Per quanto riguarda il secondo motivo d’appello, esso si risolveva in una critica del metodo standardizzato di determinazione del reddito, come tale del tutto sterile, sicché la conclusione assunta, riguardo alla mancata emersione di elementi atti a inficiare l’accertamento, si pone in logica conseguenziale rispetto alla genericità dei motivi di appello.

Con il terzo motivo il ricorrente denuncia «art. 360 comma 1 n. 3 c.p.c – Violazione e falsa applicazione dell’art.39 DPR 600/1973, dell’art.3 della L.549/95 e del DPRC 29.1.1996» perché la sentenza avrebbe confermato l’accertamento fondato solo su dati statistici.

Cita in proposito l’orientamento giurisprudenziale secondo il quale la procedura di accertamento standardizzato mediante parametri o degli studi di settore costituisce un sistema di presunzioni semplici, la cui gravità precisione e concordanza non è ex lege determinata in relazione ai soli standard in sé considerati, ma nasce proceduralmente in esito al contraddittorio da attivare obbligatoriamente, pena la nullità dell’accertamento, con il contribuente (che può tuttavia restare inerte assumendo le conseguenze, sul piano della valutazione, di questo suo atteggiamento), esito che, essendo la fine di un percorso di adeguamento della elaborazione statistica degli standard alla concreta realtà economica del contribuente,  deve  far  parte  (e  condiziona  la  congruità)   della motivazione dell’accertamento, nella quale vanno esposte le ragioni  per  le quali i rilievi  del  destinatario  dell’attività  accertativa  siano  state disattese. (Cass. 26637 del 18 dicembre 2009)

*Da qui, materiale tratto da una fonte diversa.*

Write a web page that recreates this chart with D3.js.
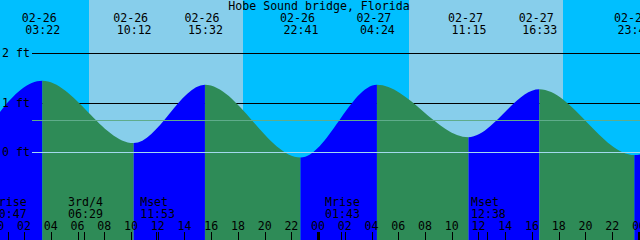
<!DOCTYPE html>
<html>
<head>
<meta charset="utf-8">
<script src="https://cdn.jsdelivr.net/npm/d3@7"></script>
<style>
  body { margin: 0; background: #fff; }
  svg { display: block; }
  text { font-family: "DejaVu Sans Mono", monospace; font-size: 11.6px; fill: #000; }
</style>
</head>
<body>
<div id="chart"></div>
<script>
var width = 640, height = 240;

// tide extremes (first and last lie just outside the window)
var tideTimes = ["2024-02-25 21:50", "2024-02-26 03:22", "2024-02-26 10:12", "2024-02-26 15:32",
                 "2024-02-26 22:41", "2024-02-27 04:24", "2024-02-27 11:15", "2024-02-27 16:33",
                 "2024-02-27 23:40", "2024-02-28 05:20"];
var tideHeights = [-0.15, 1.44, 0.18, 1.36, -0.11, 1.36, 0.30, 1.27, -0.06, 1.30];

var sunrise = ["2024-02-26 06:52", "2024-02-27 06:50"];
var sunset = ["2024-02-26 18:23", "2024-02-27 18:21"];

var moonTimes = ["2024-02-26 00:47", "2024-02-26 06:29", "2024-02-26 11:53", "2024-02-27 01:43", "2024-02-27 12:38"];
var moonLabels = ["Mrise", "3rd/4", "Mset", "Mrise", "Mset"];

var heightTicks = [0, 1, 2];
var meanLevel = 0.64;
var title = "Hobe Sound bridge, Florida";

var parse = d3.utcParse("%Y-%m-%d %H:%M");
var fmtDate = d3.utcFormat("%m-%d"), fmtTime = d3.utcFormat("%H:%M"), fmtHour = d3.utcFormat("%H");

var x = d3.scaleUtc()
    .domain([parse("2024-02-26 00:12"), parse("2024-02-28 00:05")])
    .range([0, width]);
var y = d3.scaleLinear().domain([0, 2]).range([152, 53]);

var tides = tideTimes.map(function(t, i) { return { t: parse(t), h: tideHeights[i] }; });
var shown = tides.filter(function(d) { return x(d.t) > -20 && x(d.t) < width + 20; });

var svg = d3.select("#chart").append("svg")
    .attr("width", width)
    .attr("height", height);

// night / day background
svg.append("rect").attr("width", width).attr("height", height).attr("fill", "#00bfff");
sunrise.forEach(function(r, i) {
    svg.append("rect")
        .attr("x", x(parse(r)))
        .attr("width", x(parse(sunset[i])) - x(parse(r)))
        .attr("y", 0).attr("height", height)
        .attr("fill", "#87ceeb")
        .attr("shape-rendering", "crispEdges");
});

// 1 ft and 2 ft lines sit under the water
heightTicks.filter(function(d) { return d > 0; }).forEach(function(d) {
    svg.append("line")
        .attr("x1", 32).attr("x2", width)
        .attr("y1", Math.round(y(d)) + 0.5).attr("y2", Math.round(y(d)) + 0.5)
        .attr("stroke", "#000");
});

var area = d3.area()
    .x(function(d) { return x(d.t); })
    .y0(height)
    .y1(function(d) { return y(d.h); })
    .curve(d3.curveMonotoneX);

svg.append("clipPath").attr("id", "water")
    .append("path").attr("d", area(tides));

var water = svg.append("g").attr("clip-path", "url(#water)");
for (var i = 0; i < tides.length - 1; i++) {
    var rising = tides[i + 1].h > tides[i].h;
    water.append("rect")
        .attr("x", x(tides[i].t))
        .attr("width", x(tides[i + 1].t) - x(tides[i].t))
        .attr("y", 0).attr("height", height)
        .attr("fill", rising ? "#0000ff" : "#2e8b57");
}

// mean level and datum lines drawn over the water
svg.append("line")
    .attr("x1", 32).attr("x2", width)
    .attr("y1", Math.round(y(meanLevel)) + 0.5).attr("y2", Math.round(y(meanLevel)) + 0.5)
    .attr("stroke", "#5fac8b");
svg.append("line")
    .attr("x1", 32).attr("x2", width)
    .attr("y1", Math.round(y(0)) + 0.5).attr("y2", Math.round(y(0)) + 0.5)
    .attr("stroke", "#a3d9ee");

// height labels
svg.selectAll(".ylab")
    .data(heightTicks)
    .enter().append("text")
    .attr("x", 2)
    .attr("y", function(d) { return Math.round(y(d)) + 4; })
    .text(function(d) { return d + " ft"; });

// title
svg.append("text")
    .attr("x", 319).attr("y", 10)
    .style("text-anchor", "middle")
    .text(title);

// tide event labels
svg.selectAll(".tdate")
    .data(shown)
    .enter().append("text")
    .attr("x", function(d) { return x(d.t) - 3; })
    .attr("y", 22)
    .style("text-anchor", "middle")
    .text(function(d) { return fmtDate(d.t); });
svg.selectAll(".ttime")
    .data(shown)
    .enter().append("text")
    .attr("x", function(d) { return x(d.t) + 0.5; })
    .attr("y", 34)
    .style("text-anchor", "middle")
    .text(function(d) { return fmtTime(d.t); });

// moon events
var moon = moonTimes.map(function(t, i) { return { t: parse(t), label: moonLabels[i] }; });
svg.selectAll(".mlab")
    .data(moon)
    .enter().append("text")
    .attr("x", function(d) { return x(d.t) - 16; })
    .attr("y", 206)
    .text(function(d) { return d.label; });
svg.selectAll(".mtime")
    .data(moon)
    .enter().append("text")
    .attr("x", function(d) { return x(d.t) - 16; })
    .attr("y", 218)
    .text(function(d) { return fmtTime(d.t); });
svg.selectAll(".mtick")
    .data(moon)
    .enter().append("line")
    .attr("x1", function(d) { return Math.round(x(d.t)) + 0.5; })
    .attr("x2", function(d) { return Math.round(x(d.t)) + 0.5; })
    .attr("y1", 232).attr("y2", height)
    .attr("stroke", "#000");

// hour axis along the bottom
var hours = d3.utcHour.every(2).range(parse("2024-02-26 00:00"), parse("2024-02-28 00:01"));
svg.selectAll(".hlab")
    .data(hours)
    .enter().append("text")
    .attr("x", function(d) { return x(d); })
    .attr("y", 230)
    .style("text-anchor", "middle")
    .text(function(d) { return fmtHour(d); });
svg.selectAll(".htick")
    .data(hours)
    .enter().append("line")
    .attr("x1", function(d) { return Math.round(x(d)) + 0.5; })
    .attr("x2", function(d) { return Math.round(x(d)) + 0.5; })
    .attr("y1", 232).attr("y2", height)
    .attr("stroke", "#000")
    .attr("stroke-width", function(d) { return d.getUTCHours() === 0 ? 3 : 1; });
</script>
</body>
</html>
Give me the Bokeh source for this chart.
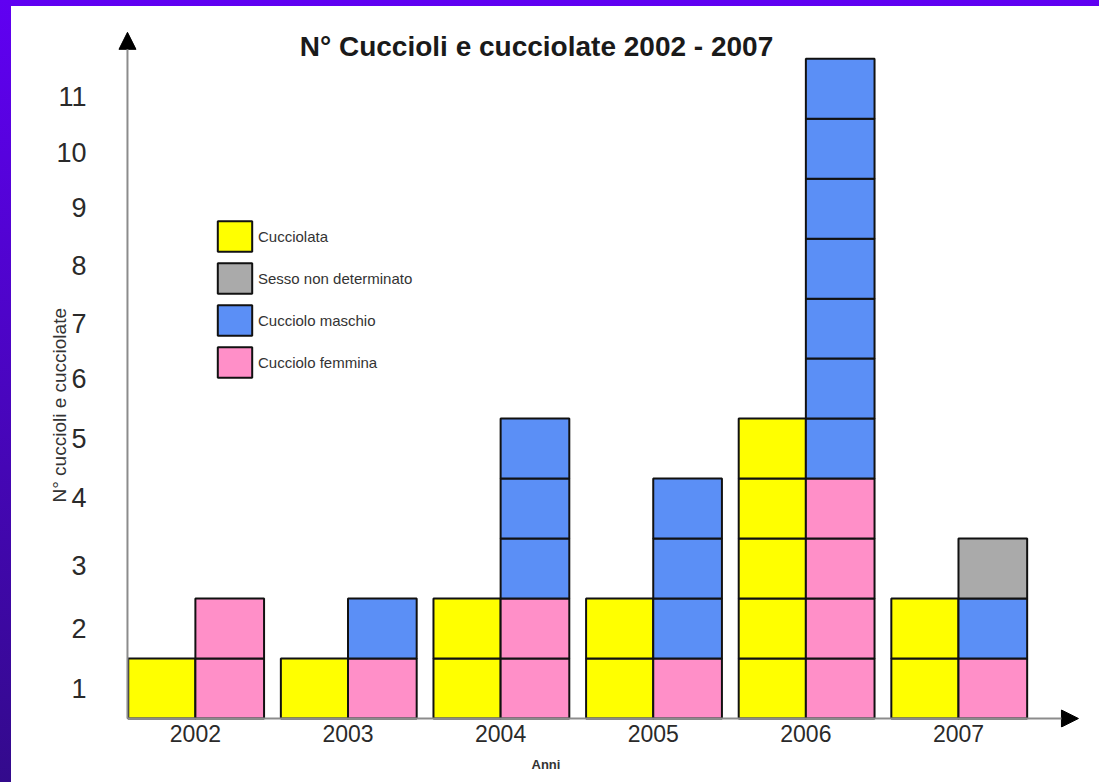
from bokeh.plotting import figure
from bokeh.models import (Range1d, FixedTicker, Arrow, NormalHead, Label, Title,
                          Legend, LegendItem, ColumnDataSource, GlobalInlineStyleSheet)
from bokeh.embed import file_html
from bokeh.resources import INLINE

# ---- data ----
years = ["2002", "2003", "2004", "2005", "2006", "2007"]
cucciolate = [1, 1, 2, 2, 5, 2]          # yellow column
femmine = [2, 1, 2, 1, 4, 1]             # pink units
maschi = [0, 1, 3, 3, 7, 1]              # blue units
non_determinati = [0, 0, 0, 0, 0, 1]     # gray units
y_tick_labels = ["1", "2", "3", "4", "5", "6", "7", "8", "9", "10", "11"]
y_tick_pos = [0.5, 1.5, 2.55, 3.68, 4.67, 5.67, 6.58, 7.55, 8.52, 9.43, 10.37]

FONT = "Liberation Sans"
YELLOW, GRAY, BLUE, PINK = "#ffff00", "#aaaaaa", "#5b8ff6", "#ff8fc8"
LEFT_W, RIGHT_W = 0.44, 0.45
X0, X_TIP, Y_TIP = -0.445, 5.786, 11.44   # axis origin / arrow tips

page_css = GlobalInlineStyleSheet(css="""
html { background: linear-gradient(to bottom, #6000f2 0%, #330a8c 100%); }
html, body { margin: 0; padding: 0; overflow: hidden; }
body { padding: 6px 0 0 11px; background: transparent; }
""")

p = figure(width=1088, height=776,
           x_range=Range1d(-0.53, 5.865), y_range=Range1d(-0.15, 11.637),
           output_backend="svg", toolbar_location=None,
           min_border_left=103, min_border_right=9,
           min_border_top=14, min_border_bottom=55)
p.stylesheets = [page_css]
p.styles = {"background-color": "white"}
p.title.visible = False
p.background_fill_color = "white"
p.border_fill_color = "white"
p.outline_line_color = None
p.xgrid.visible = False
p.ygrid.visible = False


def empty():
    return dict(left=[], right=[], bottom=[], top=[])


# yellow: one unit box per cucciolata, left of the year centre
yel = empty()
for i, n in enumerate(cucciolate):
    for k in range(n):
        yel["left"].append(i - LEFT_W)
        yel["right"].append(i)
        yel["bottom"].append(k)
        yel["top"].append(k + 1)

# right column: pink, then blue, then gray stacked as unit boxes
base = [0] * len(years)
stacks = []
for series in (femmine, maschi, non_determinati):
    d = empty()
    for i, n in enumerate(series):
        for k in range(n):
            d["left"].append(i)
            d["right"].append(i + RIGHT_W)
            d["bottom"].append(base[i] + k)
            d["top"].append(base[i] + k + 1)
        base[i] += n
    stacks.append(d)

common = dict(line_color="#111111", line_width=2)
r_yel = p.quad(source=ColumnDataSource(yel), fill_color=YELLOW, **common)
r_pink = p.quad(source=ColumnDataSource(stacks[0]), fill_color=PINK, **common)
r_blue = p.quad(source=ColumnDataSource(stacks[1]), fill_color=BLUE, **common)
r_gray = p.quad(source=ColumnDataSource(stacks[2]), fill_color=GRAY, **common)

# axes (labels only; lines drawn as arrows)
p.xaxis.ticker = FixedTicker(ticks=list(range(len(years))))
p.xaxis.major_label_overrides = {i: y for i, y in enumerate(years)}
p.yaxis.ticker = FixedTicker(ticks=y_tick_pos)
p.yaxis.major_label_overrides = {v: t for v, t in zip(y_tick_pos, y_tick_labels)}
for ax in (p.xaxis[0], p.yaxis[0]):
    ax.axis_line_color = None
    ax.major_tick_line_color = None
    ax.minor_tick_line_color = None
    ax.major_tick_out = 0
    ax.major_tick_in = 0
    ax.major_label_text_font = FONT
    ax.major_label_text_color = "#2a2a2a"
p.xaxis.major_label_text_font_size = "23px"
p.xaxis.major_label_standoff = -3
p.yaxis.major_label_text_font_size = "27px"
p.yaxis.major_label_standoff = 28

head_kw = dict(fill_color="black", line_color="black")
p.add_layout(Arrow(end=NormalHead(size=17, **head_kw), x_start=X0, y_start=0,
                   x_end=X0, y_end=Y_TIP, line_color="#8c8c8c", line_width=2))
p.add_layout(Arrow(end=NormalHead(size=17, **head_kw), x_start=X0, y_start=0,
                   x_end=X_TIP, y_end=0, line_color="#8c8c8c", line_width=2))

p.add_layout(Label(x=2.235, y=11.2, text="N° Cuccioli e cucciolate 2002 - 2007",
                   text_align="center", text_baseline="middle", text_font=FONT,
                   text_font_size="28px", text_font_style="bold", text_color="#1a1a1a"))

p.add_layout(Title(text="N° cuccioli e cucciolate", align="left", offset=225,
                   standoff=-33,
                   text_font=FONT, text_font_size="19px", text_font_style="normal",
                   text_color="#333333"), "left")
p.add_layout(Title(text="Anni", align="left", offset=417, standoff=20,
                   text_font=FONT, text_font_size="13px", text_font_style="bold",
                   text_color="#333333"), "below")

legend = Legend(items=[
    LegendItem(label="Cucciolata", renderers=[r_yel]),
    LegendItem(label="Sesso non determinato", renderers=[r_gray]),
    LegendItem(label="Cucciolo maschio", renderers=[r_blue]),
    LegendItem(label="Cucciolo femmina", renderers=[r_pink]),
], location=(99, 346), glyph_width=43, glyph_height=38, spacing=4,
    padding=0, margin=0, label_standoff=2, label_text_font=FONT,
    label_text_font_size="15px", label_text_color="#333333",
    background_fill_alpha=0, border_line_alpha=0)
p.add_layout(legend, "center")

open("out.html", "w").write(file_html(p, INLINE))
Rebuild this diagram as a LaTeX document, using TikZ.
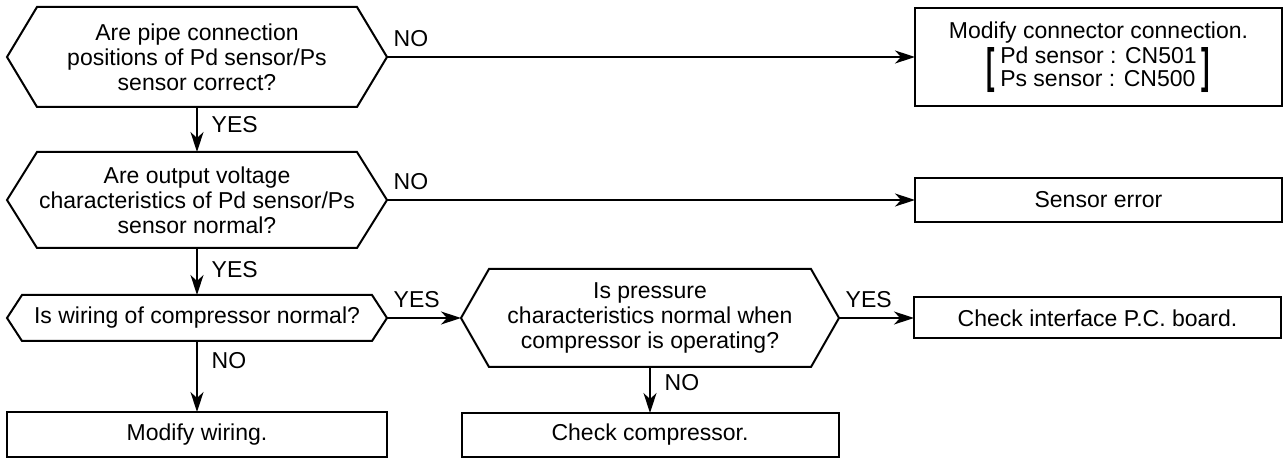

Pur citando un orientamento giurisprudenziale ormai consolidato, il rilievo è inconferente alla luce del fatto che, secondo quanto risulta dalla sentenza impugnata, l’Ufficio attivò il contraddittorio con il contribuente, che però “non forniva argomentazioni valide né forniva documentazione per giustificare lo scostamento.

Il motivo è quindi infondato.

Con il quarto motivo il ricorrente denuncia «art. 360 comma 1 n. 3 c.p.c – Violazione e falsa applicazione degli artt. 10 comma 4 lettera e) Legge 146/1998 e 4 comma 1 DPR 195/1999 – Periodo di non normale esercizio dell’attività – Inapplicabilità dei parametri» risultando non contestato in punto di fatto che il contribuente sia incorso nell’anno d’imposta 1998 in una serie di situazioni soggettive che hanno impedito il normale esercizio della propria attività, riferendosi al decesso del padre ed alla consequenziale necessità di dedicarsi all’attività agricola di famiglia.

La sentenza di primo grado, fatta propria dalla Commissione Tributaria Regionale, avrebbe ritenuto prevalenti su questa circostanza i risultati del calcolo parametrico.

Con il quinto motivo denuncia «art. 360, comma 1 n. 5 c.p.c. – Omesso esame circa un fatto decisivo per il giudizio che è stato oggetto di discussione tra le parti» in relazione al fatto che né la sentenza di primo grado né quella di appello avevano preso in considerazione i rilievi esposti in ricorso ed afferenti la sua condizione personale e familiare.

I motivi, strettamente connessi, vanno trattati congiuntamente e dichiarati inammissibili.

Essi infatti sono reciprocamente contraddittori, in quanto il quarto parte dal presupposto che le vicende personali e familiari del contribuente fossero incontestate; il quinto invece reputa lo stesso fatto oggetto di discussione fra le parti, e quindi controverso (Cass., 26274/2018).

Con il quarto motivo, inoltre, il ricorrente non coglie il punto della decisione, perché la sentenza, nel richiamare i dati parametrici, ha preso in considerazione non la situazione personale del contribuente, ma l’inizio recente della sua attività professionale.

Il ricorso va quindi rigettato.

Le spese seguono la soccombenza e sono liquidate come in dispositivo.

P.Q.M.

Rigetta il ricorso e condanna il ricorrente alla rifusione delle spese, che liquida in C 1.500,00, oltre spese prenotate a debito.

 Ai sensi dell’art. 13, comma 1 – quater del D.P.R. 115/2002, dà atto della sussistenza dei presupposti processuali per il versamento, da parte del ricorrente, di un ulteriore importo a titolo di contributo unificato pari a quello previsto per il ricorso, a norma del comma 1 – bis dello stesso art. 13, se dovuto.

Così deciso in Roma, il 18 dicembre 2019.